Dopo quattro anni dalla precedente edizione, che si era tenuta in forma ridotta a causa della pandemia Covid, si è svolta a Roma la VII Conferenza nazionale sulle dipendenze, che ha visto la numerosa partecipazione dei soggetti, pubblici e privati del terzo settore, che operano nel campo non solo delle tossicodipendenze da stupefacenti, ma anche nel campo di quelle che potremmo definire le «nuove dipendenze»: da condotte e comportamenti, legate all’abuso di internet, con giochi online (gaming), gioco d’azzardo patologico (gambling), che richiedono un’attenzione speciale per i comportamenti a rischio dei giovani e giovanissimi (10/13 anni!). In ordine alla tossicodipendenza, il messaggio unanime degli operatori sul campo è stato molto chiaro e forte: non esistono droghe leggere!

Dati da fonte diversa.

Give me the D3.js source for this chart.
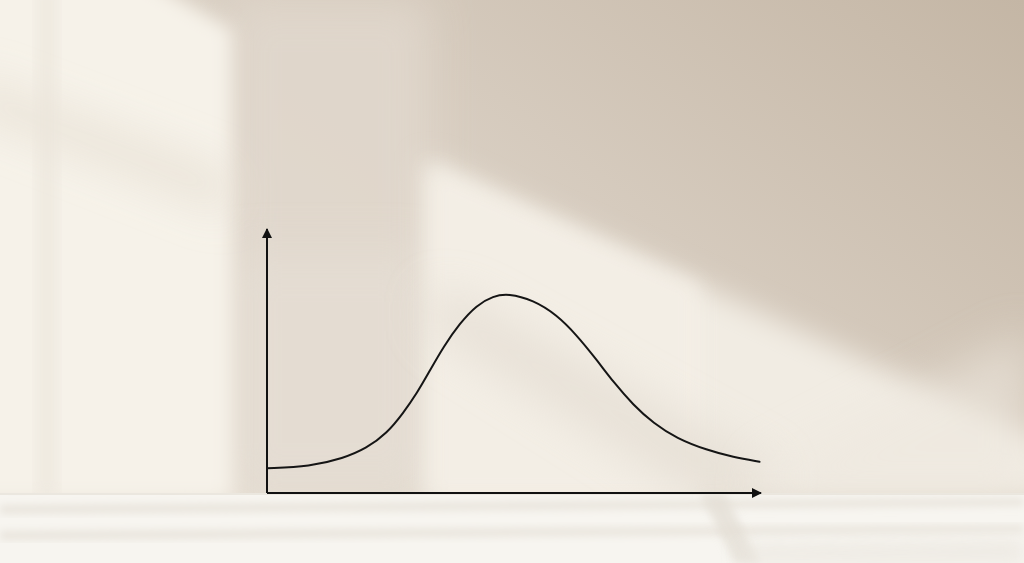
<!DOCTYPE html>
<html><head><meta charset="utf-8">
<script src="https://cdn.jsdelivr.net/npm/d3@7"></script>
<style>html,body{margin:0;padding:0;background:#efe9e0;overflow:hidden}svg{display:block}</style>
</head><body>
<svg id="c" width="1024" height="563"></svg>
<script>
// ---- data (bell-shaped curve) ----
const xValues = [0, 8.7, 15.5, 20.2, 24.3, 27.6, 30.4, 33.1, 35.8, 39.1, 42.5, 45.9, 48.9, 54.0, 58.8, 62.8, 66.9, 70.2, 74.3, 78.4, 83.1, 89.2, 94.6, 99.9];
const yValues = [9.3, 10.0, 13.1, 16.9, 22.5, 30.1, 37.6, 46.4, 55.2, 64.0, 70.9, 74.3, 75.3, 72.8, 67.2, 59.6, 50.2, 42.0, 33.2, 26.3, 20.6, 16.2, 13.5, 11.8];
const xDomain = [0, 100];
const yDomain = [0, 100];
const xTicks = [];
const yTicks = [];

const W = 1024, H = 563;
const svg = d3.select("#c");
const defs = svg.append("defs");

// ---- background: wall with window light ----
const g0 = defs.append("linearGradient").attr("id","wall").attr("x1","0").attr("y1","0.7").attr("x2","1").attr("y2","0");
[["0","#e9e2d7"],["0.45","#dad0c4"],["1","#c4b6a5"]].forEach(s=>g0.append("stop").attr("offset",s[0]).attr("stop-color",s[1]));
function blur(id, sd){
  defs.append("filter").attr("id",id).attr("x","-30%").attr("y","-30%").attr("width","160%").attr("height","160%")
    .append("feGaussianBlur").attr("stdDeviation",sd);
}
blur("blur1",9); blur("blur2",22); blur("blur3",4); blur("blur4",14);

const bg = svg.append("g");
bg.append("rect").attr("width",W).attr("height",H).attr("fill","url(#wall)");
// middle band (x 230-425) beige
bg.append("polygon").attr("points","230,0 430,0 430,495 230,495").attr("fill","#e1d8cd").attr("filter","url(#blur2)").attr("opacity",0.85);
bg.append("polygon").attr("points","230,250 430,250 430,495 230,495").attr("fill","#e6dfd5").attr("filter","url(#blur2)").attr("opacity",0.7);
// left window light
bg.append("polygon").attr("points","-30,-30 130,-30 232,30 232,500 -30,500").attr("fill","#f6f2e9").attr("filter","url(#blur1)");
// mullion shadows on left light
bg.append("polygon").attr("points","-30,75 232,175 232,215 -30,112").attr("fill","#e8e1d6").attr("filter","url(#blur2)").attr("opacity",0.85);
bg.append("rect").attr("x",38).attr("y",-20).attr("width",18).attr("height",520).attr("fill","#ebe5db").attr("filter","url(#blur1)").attr("opacity",0.8);
// diagonal light beam in the middle
bg.append("polygon").attr("points","425,160 1060,450 1060,500 425,500").attr("fill","#f1ece3").attr("filter","url(#blur4)");
bg.append("polygon").attr("points","428,163 700,285 700,500 428,500").attr("fill","#f4efe6").attr("filter","url(#blur1)").attr("opacity",0.8);
// darker diagonal shadow across beam
bg.append("polygon").attr("points","430,290 470,300 780,470 760,500 700,500 430,330").attr("fill","#e3dcd1").attr("filter","url(#blur2)").attr("opacity",0.7);
// lower right lighter area
bg.append("polygon").attr("points","760,470 1030,330 1030,500 760,500").attr("fill","#eee8df").attr("filter","url(#blur2)").attr("opacity",0.6);

// shelf / floor
bg.append("rect").attr("x",0).attr("y",494).attr("width",W).attr("height",70).attr("fill","#f7f5f0");
bg.append("rect").attr("x",0).attr("y",493).attr("width",W).attr("height",2).attr("fill","#ebe7df");
bg.append("polygon").attr("points","0,506 1024,499 1024,505 0,513").attr("fill","#e5e0d7").attr("filter","url(#blur3)");
bg.append("polygon").attr("points","0,532 1024,526 1024,532 0,539").attr("fill","#e5e0d7").attr("filter","url(#blur3)");
bg.append("polygon").attr("points","700,494 725,494 760,563 735,563").attr("fill","#e4dfd6").attr("filter","url(#blur3)").attr("opacity",0.8);
bg.append("polygon").attr("points","740,545 1024,540 1024,563 740,563").attr("fill","#ebe7e0").attr("filter","url(#blur1)").attr("opacity",0.8);

// ---- chart ----
const x = d3.scaleLinear().domain(xDomain).range([267, 760]);
const y = d3.scaleLinear().domain(yDomain).range([493, 228]);

defs.append("marker").attr("id","arrow").attr("viewBox","0 0 10 10").attr("refX",9).attr("refY",5)
  .attr("markerWidth",10).attr("markerHeight",10).attr("markerUnits","userSpaceOnUse").attr("orient","auto")
  .append("path").attr("d","M0,0 L10,5 L0,10 z").attr("fill","#111");

const chart = svg.append("g");
const xAxis = chart.append("g").attr("transform",`translate(0,${y(0)})`)
  .call(d3.axisBottom(x).tickValues(xTicks).tickSizeOuter(0));
const yAxis = chart.append("g").attr("transform",`translate(${x(0)},0)`)
  .call(d3.axisLeft(y).tickValues(yTicks).tickSizeOuter(0));
[xAxis, yAxis].forEach(a=>{
  a.select(".domain").attr("stroke","#111").attr("stroke-width",2).attr("marker-end","url(#arrow)");
});
yAxis.select(".domain").attr("d",`M0,${y(0)}V${y(yDomain[1])+1}`);
xAxis.select(".domain").attr("d",`M${x(0)},0H${x(xDomain[1])+1}`);

const pts = xValues.map((v,i)=>[v, yValues[i]]);
chart.append("path").datum(pts)
  .attr("fill","none").attr("stroke","#151515").attr("stroke-width",2)
  .attr("stroke-linecap","round").attr("stroke-linejoin","round")
  .attr("d", d3.line().x(d=>x(d[0])).y(d=>y(d[1])).curve(d3.curveBasis));
</script>
</body></html>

Messi in campo dell’esecutivo 165 milioni nella lotta agli stupefacenti. Meloni: «È una sfida prioritaria e un lavoro di squadra». Tra le misure varate, pure la possibilità di destinare l’8 per mille alle attività di prevenzione e recupero dei tossicodipendenti.
Il governo raddoppia sforzi e risorse nella lotta contro le dipendenze. «Dal 2024 al 2025 l’investimento economico è raddoppiato, toccando quota 165 milioni di euro» ha spiegato il premier Giorgia Meloni in occasione dell’apertura dei lavori del VII Conferenza nazionale sulle dipendenze organizzata dal Dipartimento delle politiche contro la droga e le altre dipendenze. Alla presenza del presidente della Repubblica Sergio Mattarella, a cui Meloni ha rivolto i suoi sentiti ringraziamenti, il premier ha spiegato che quella contro le dipendenze è una sfida che lo Stato italiano considera prioritaria». Lo dimostra il fatto che «in questi tre anni non ci siamo limitati a stanziare più risorse, ci siamo preoccupati di costruire un nuovo metodo di lavoro fondato sul confronto e sulla condivisione delle responsabilità. Lo abbiamo fatto perché siamo consapevoli che il lavoro riesce solo se è di squadra».